You will not be content with just personal success and accolades, he argued.
“Your inner self will not be the self you wanted it to be.”
He commented on how driven students like those he teaches at Yale University have all done amazing things but are “hungry” for something deeper.
That deeper something, he contends, is character, which can be built by love, suffering, self-defeat, service to an organization and wisdom.
“We plan for happiness but are formed by suffering,” he said.
Suffering, as does love, humbles you and then lifts you up, he said.
“It’s like being invaded by an army, and you welcome the invasion,” he said of falling in deep love.
These experiences allow you to form inner cohesion and sense of self.
Throughout his talk, Brooks referenced historical events and anecdotes about well-known political figures. But the columnist, known for his political analysis, did not offer his take on current events whatsoever during his talk; he focused on his message of how to lead a fulfilled life.
Junior Jennifer Zotz found this to be refreshing.

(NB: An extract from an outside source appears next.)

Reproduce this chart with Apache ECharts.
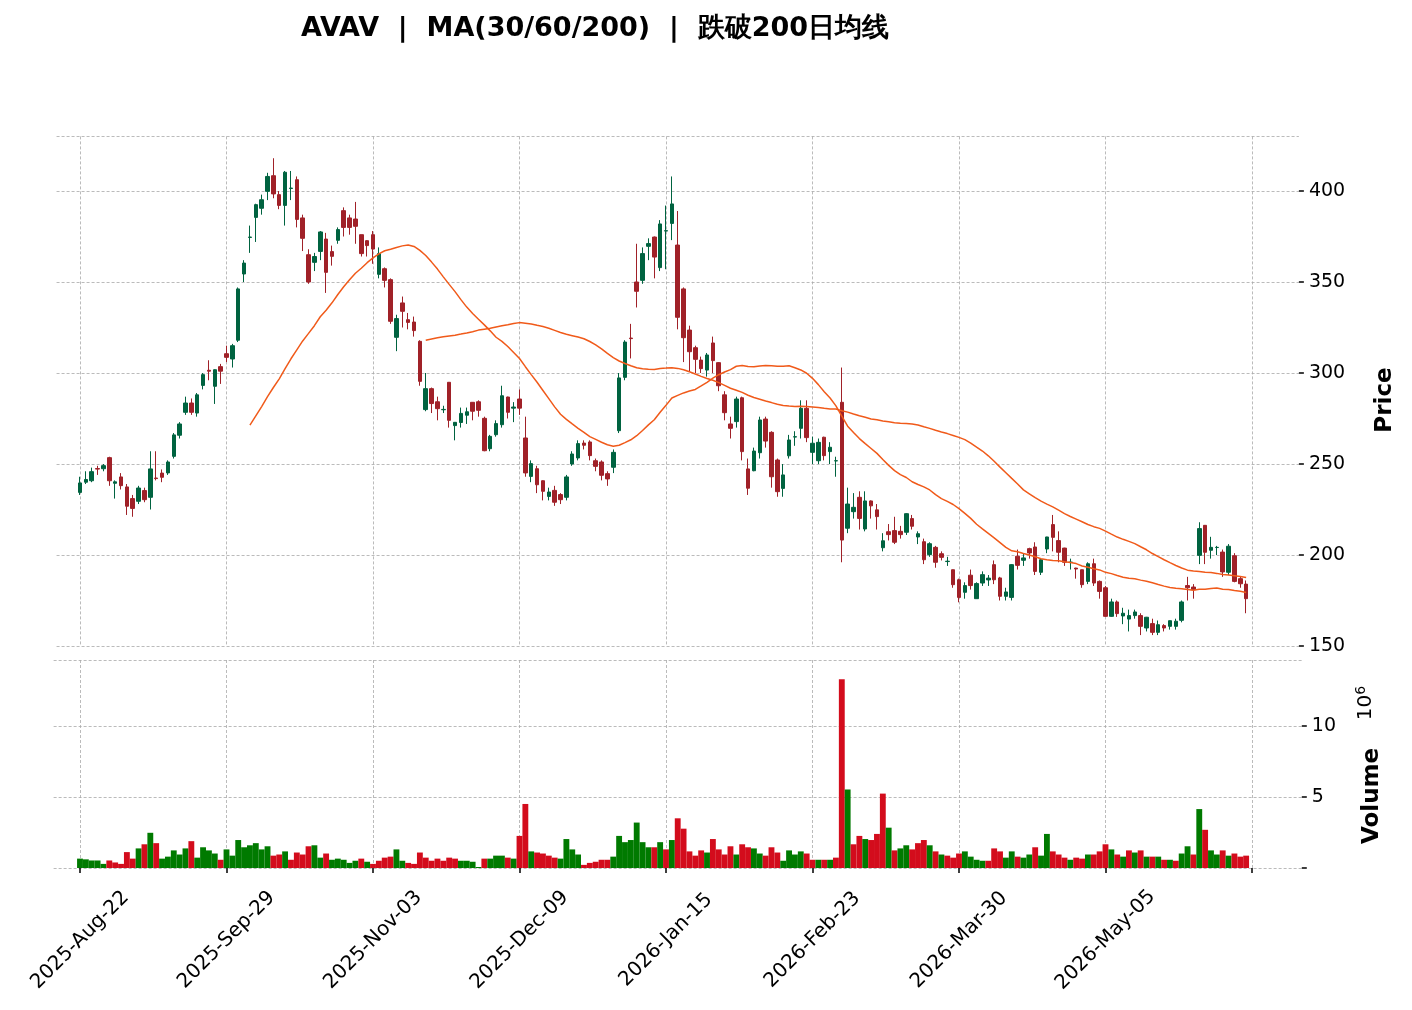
<!DOCTYPE html>
<html><head><meta charset="utf-8">
<script src="https://cdn.jsdelivr.net/npm/echarts@6/dist/echarts.min.js"></script>
<style>html,body{margin:0;padding:0;background:#fff}#c{width:1412px;height:1010px}</style>
</head><body><div id="c"></div>
<script>
const titleText = 'AVAV  |  MA(30/60/200)  |  跌破200日均线';
const tickLabels = ['2025-Aug-22','2025-Sep-29','2025-Nov-03','2025-Dec-09','2026-Jan-15','2026-Feb-23','2026-Mar-30','2026-May-05'];
const opens = [234.4,240.0,240.8,247.5,247.4,253.5,239.4,242.9,237.4,231.0,229.5,235.4,231.7,242.3,245.0,245.1,254.2,265.8,278.4,283.5,
278.0,293.2,301.5,292.7,303.5,310.6,307.7,318.0,354.4,374.5,385.5,390.5,399.8,408.4,398.0,392.1,401.4,406.2,385.2,365.0,
360.8,366.8,373.6,366.7,372.9,389.2,385.2,384.6,376.0,372.7,376.0,354.2,357.3,351.3,319.6,338.5,329.3,328.0,317.4,279.9,
291.4,284.2,279.8,294.9,271.1,272.8,276.8,283.9,284.2,275.1,258.4,266.1,271.6,286.8,280.7,285.7,264.3,243.2,247.4,240.8,
232.2,235.5,233.2,231.7,250.0,253.3,261.5,262.1,251.8,251.1,244.7,248.2,268.3,297.6,319.2,350.0,350.9,369.6,374.7,357.9,
378.0,382.2,370.3,346.2,323.6,313.9,307.1,301.6,316.5,305.7,288.0,272.0,273.3,286.4,247.3,246.3,256.2,274.7,267.4,252.2,
236.6,254.5,264.8,269.6,280.6,256.4,251.8,264.7,256.8,251.7,283.9,214.7,223.8,231.7,214.3,229.7,224.8,204.0,212.8,213.4,
213.0,212.5,220.0,209.9,207.3,200.2,204.2,200.7,196.4,191.9,186.4,179.5,188.9,176.0,184.6,186.3,194.7,187.4,177.3,176.7,
199.3,197.1,203.5,204.4,190.5,203.3,216.7,207.9,203.8,195.9,192.8,191.9,185.5,195.2,185.5,182.0,166.3,174.2,166.5,164.8,
166.7,166.7,159.9,162.3,157.5,161.2,160.8,160.8,164.1,183.2,182.4,199.8,216.3,202.6,204.1,201.6,190.5,199.6,187.0,184.0];
const closes = [239.6,241.5,245.8,247.2,249.1,240.8,240.2,238.1,226.8,225.6,236.8,230.4,247.3,242.0,242.7,251.1,266.0,272.0,283.5,278.4,
288.0,299.1,301.0,301.8,301.0,308.6,315.0,346.2,360.4,374.7,392.5,395.2,408.0,398.4,392.1,410.3,401.6,384.4,374.0,350.0,
364.0,377.5,355.3,364.1,378.8,380.0,380.0,380.6,365.6,370.0,368.1,365.6,350.9,328.4,329.9,333.9,327.8,323.3,295.4,291.4,
283.2,280.4,280.0,274.0,272.9,277.8,278.7,279.0,279.5,257.3,265.2,272.2,287.5,278.4,281.3,280.7,245.1,250.2,238.6,235.0,
234.6,229.0,230.4,242.9,255.5,261.2,260.3,254.6,248.7,243.8,241.8,256.4,297.3,317.0,318.9,344.9,365.6,371.1,363.7,381.9,
378.2,392.9,330.6,319.4,311.7,307.5,302.4,309.9,306.8,293.0,278.2,269.6,285.7,256.8,236.7,257.1,274.2,262.6,243.0,234.8,
244.0,263.2,265.0,280.6,264.5,261.4,261.9,254.6,259.2,251.8,208.2,228.0,226.2,220.1,229.7,227.0,221.1,207.8,211.2,207.0,
211.2,222.7,215.8,211.7,197.4,206.2,196.0,198.7,196.6,183.7,176.7,183.2,183.2,184.3,189.2,187.3,186.4,177.3,179.7,194.7,
194.3,198.4,201.1,191.0,197.4,209.9,209.7,201.5,196.0,196.1,192.3,183.7,195.2,184.6,180.0,166.3,174.2,167.8,168.0,166.7,
168.7,160.8,165.8,157.5,161.7,159.9,163.9,163.6,174.2,182.0,181.0,214.5,201.5,204.2,204.2,190.7,204.8,185.5,184.2,176.0];
const highs = [243,246,248,249,250,254,241,245,239,233,238,237,257,257,247,252,267,273,287,286,
289,300,307,302,305,315,316,347,362,381,393,398,410,418,400,411,411,408,387,368,
366,378,377,370,380,391,387,394,376,373,378,369,358,352,332,342,333,331,318,300,
292,287,282,295,273,281,281,284,285,276,266,274,293,287,284,291,276,252,249,241,
237,238,234,244,257,263,263,263,253,252,246,258,300,318,327,371,369,374,375,384,
392,408,389,347,326,315,309,311,320,306,290,276,287,287,253,259,276,276,268,253,
250,266,268,285,285,265,264,265,262,254,303,237,234,235,235,230,228,212,217,221,
216,223,222,213,209,207,205,202,199,192,187,185,192,185,191,189,197,188,182,195,
203,201,204,207,198,210,222,213,204,198,193,192,196,198,186,183,176,175,171,170,
170,168,166,165,164,162,164,165,175,188,184,218,216,210,205,203,206,201,188,186];
const lows = [233,239,240,244,246,238,231,236,222,221,228,229,225,241,240,244,253,264,277,277,
276,291,296,283,294,306,303,317,350,366,372,387,395,396,390,381,395,380,367,349,
356,362,344,359,371,375,376,371,364,364,360,352,347,327,312,325,324,320,293,279,
278,274,278,270,263,270,272,274,276,257,257,265,270,275,273,277,243,240,234,230,
230,227,228,230,249,252,258,252,246,241,238,245,267,296,308,336,349,362,352,356,
357,373,324,306,301,300,300,298,300,290,274,264,270,252,233,246,253,259,237,232,
232,253,260,264,262,250,250,252,250,243,196,212,220,214,213,220,214,202,208,206,
209,211,214,206,195,199,193,197,194,182,174,176,181,176,183,183,184,175,175,175,
192,194,198,189,189,201,202,196,194,192,187,182,184,183,176,166,166,166,162,158,
165,156,158,156,156,158,159,159,163,175,176,195,195,198,200,188,189,185,182,168];
const volumes = [.66,.61,.53,.53,.29,.53,.39,.29,1.12,.66,1.38,1.67,2.48,1.75,.66,.80,1.24,.95,1.38,1.89,
.73,1.46,1.24,1.02,.58,1.31,.87,1.97,1.46,1.60,1.75,1.31,1.53,.87,.95,1.17,.58,1.09,.95,1.53,
1.60,.73,1.02,.58,.66,.58,.36,.51,.66,.44,.29,.51,.73,.80,1.31,.51,.36,.29,1.09,.73,
.51,.66,.51,.73,.66,.51,.51,.44,.07,.66,.66,.87,.87,.73,.66,2.26,4.51,1.17,1.09,1.02,
.87,.73,.66,2.04,1.31,.95,.22,.36,.44,.58,.58,.80,2.26,1.82,1.97,3.20,1.82,1.46,1.46,1.82,
1.31,1.97,3.50,2.77,1.17,.87,1.24,1.09,2.04,1.31,.95,1.53,.95,1.67,1.46,1.38,1.02,.87,1.46,1.09,
.51,1.24,.95,1.17,1.02,.58,.58,.58,.58,.73,13.3,5.53,1.67,2.26,2.04,1.97,2.40,5.24,2.84,1.24,
1.38,1.60,1.31,1.75,1.97,1.60,1.17,.95,.87,.73,1.02,1.17,.80,.58,.51,.51,1.38,1.17,.73,1.17,
.80,.73,.95,1.46,.87,2.40,1.17,.95,.73,.58,.73,.66,.95,.95,1.17,1.67,1.31,.95,.80,1.24,
1.09,1.24,.80,.80,.80,.58,.58,.51,1.02,1.53,.95,4.15,2.69,1.24,.95,1.24,.87,1.02,.80,.87];

const PAD_L = 4, PAD_R = 9, N = closes.length, TOT = PAD_L + N + PAD_R;
const cats = []; for (let k = 0; k < TOT; k++) cats.push(String(k));
function pad(arr){ const a = []; for (let k=0;k<PAD_L;k++) a.push('-'); arr.forEach(v=>a.push(v)); for (let k=0;k<PAD_R;k++) a.push('-'); return a; }
function ma(p){ const r=[]; for(let i=0;i<N;i++){ if(i<p-1){r.push('-');continue;} let s=0; for(let j=i-p+1;j<=i;j++) s+=closes[j]; r.push(+(s/p).toFixed(3)); } return r; }
const kData = pad(opens.map((o,i)=>[o, closes[i], lows[i], highs[i]]));
const UPV='#007a00', DNV='#d30c1c';
const vData = pad(volumes.map((v,i)=>({value:v, itemStyle:{color:(i===0||closes[i]>=closes[i-1])?UPV:DNV}})));
const isTick = idx => (idx-PAD_L)%25===0 && idx>=PAD_L && idx-PAD_L<=200;
const FONT='DejaVu Sans';
const gridLine = {show:true, lineStyle:{color:'#a9a9a9', type:[3,2], width:0.8}};
const chart = echarts.init(document.getElementById('c'));
const STEP = 5.86;
const gl = 80 - PAD_L*STEP, gw = (TOT-1)*STEP;
const gl2 = 80 - (PAD_L+0.5)*STEP, gw2 = TOT*STEP;
chart.setOption({
  animation:false, backgroundColor:'#fff',
  title:{text:titleText, left:590, top:10, textAlign:'center', textStyle:{fontFamily:FONT, fontSize:27, fontWeight:'bold', color:'#000'}},
  grid:[{left:gl, width:gw, top:136.4, height:509.6, containLabel:false, outerBoundsMode:'none'},
        {left:gl2, width:gw2, top:660, height:208, containLabel:false, outerBoundsMode:'none'}],
  xAxis:[
    {type:'category', gridIndex:0, data:cats, boundaryGap:false, axisLine:{show:false}, axisTick:{show:false}, axisLabel:{show:false},
     splitLine:Object.assign({interval:(i)=>isTick(i)}, gridLine)},
    {type:'category', gridIndex:1, data:cats, boundaryGap:true, axisLine:{show:false},
     axisTick:{show:true, alignWithLabel:true, interval:(i)=>isTick(i), length:5, lineStyle:{color:'#000', width:1.5}},
     axisLabel:{interval:(i)=>isTick(i), rotate:45, align:'center', verticalAlign:'middle', fontFamily:FONT, fontSize:20, color:'#000', margin:72,
       formatter:(v)=>{const k=(+v-PAD_L)/25; return tickLabels[k]||'';}},
     splitLine:Object.assign({interval:(i)=>isTick(i), alignWithLabel:true}, gridLine)}
  ],
  yAxis:[
    {type:'value', gridIndex:0, position:'right', min:150, max:430, interval:50, axisLine:{show:false},
     axisTick:{show:true, length:5, lineStyle:{color:'#000', width:1.5}}, axisLabel:{fontFamily:FONT, fontSize:19, color:'#000', margin:10, showMaxLabel:false}, splitLine:gridLine},
    {type:'value', gridIndex:1, position:'right', min:0, max:14.65, interval:5, axisLine:{show:false},
     axisTick:{show:true, length:5, lineStyle:{color:'#000', width:1.5}}, axisLabel:{fontFamily:FONT, fontSize:19, color:'#000', margin:10, showMaxLabel:false, formatter:v=>v===0?'':String(v)}, splitLine:gridLine}
  ],
  series:[
    {type:'candlestick', xAxisIndex:0, yAxisIndex:0, data:kData, barWidth:4,
     itemStyle:{color:'#006340', color0:'#a02128', borderColor:'#006340', borderColor0:'#a02128', borderWidth:1}},
    {type:'line', xAxisIndex:0, yAxisIndex:0, data:pad(ma(30)), showSymbol:false, lineStyle:{color:'#f05a1a', width:1.5}},
    {type:'line', xAxisIndex:0, yAxisIndex:0, data:pad(ma(60)), showSymbol:false, lineStyle:{color:'#f05a1a', width:1.5}},
    {type:'line', xAxisIndex:0, yAxisIndex:0, data:pad(ma(200)), showSymbol:false, lineStyle:{color:'#f05a1a', width:1.5}},
    {type:'bar', xAxisIndex:1, yAxisIndex:1, data:vData, barWidth:'100%', barCategoryGap:'0%'}
  ],
  graphic:[
    {type:'text', x:1385, y:400, rotation:Math.PI/2, style:{text:'Price', font:'bold 23px "DejaVu Sans"', fill:'#000', textAlign:'center', textVerticalAlign:'middle'}},
    {type:'text', x:1372, y:796, rotation:Math.PI/2, style:{text:'Volume', font:'bold 23px "DejaVu Sans"', fill:'#000', textAlign:'center', textVerticalAlign:'middle'}},
    {type:'text', x:1366, y:703, rotation:Math.PI/2, style:{text:'{a|10}{b|6}', rich:{a:{fontFamily:FONT, fontSize:20, fill:'#000'}, b:{fontFamily:FONT, fontSize:14, fill:'#000', verticalAlign:'top', padding:[0,0,10,0]}}, textAlign:'center', textVerticalAlign:'middle'}}
  ]
});
</script></body></html>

“I think Brooks gave an unanticipated but beautiful reminder of the importance of character on a campus who’s culture so often puts too much emphasis on material success,” Zotz said.
Senior Kelly Zitka was also surprised by Brooks’ message.
“That was not at al what I expected, and I loved it,” said Zitka.
Greg Lang, an SMU sophomore and Tate Lecture regular, found this one to be among his favorites in the past two seasons.
“The greatest take away is that while we’re here to learn, we’re also here to develop as people. There are more important things than personal success.” Lang said.
The next Tate Lecture on Dec. 2 will feature photographer Platon.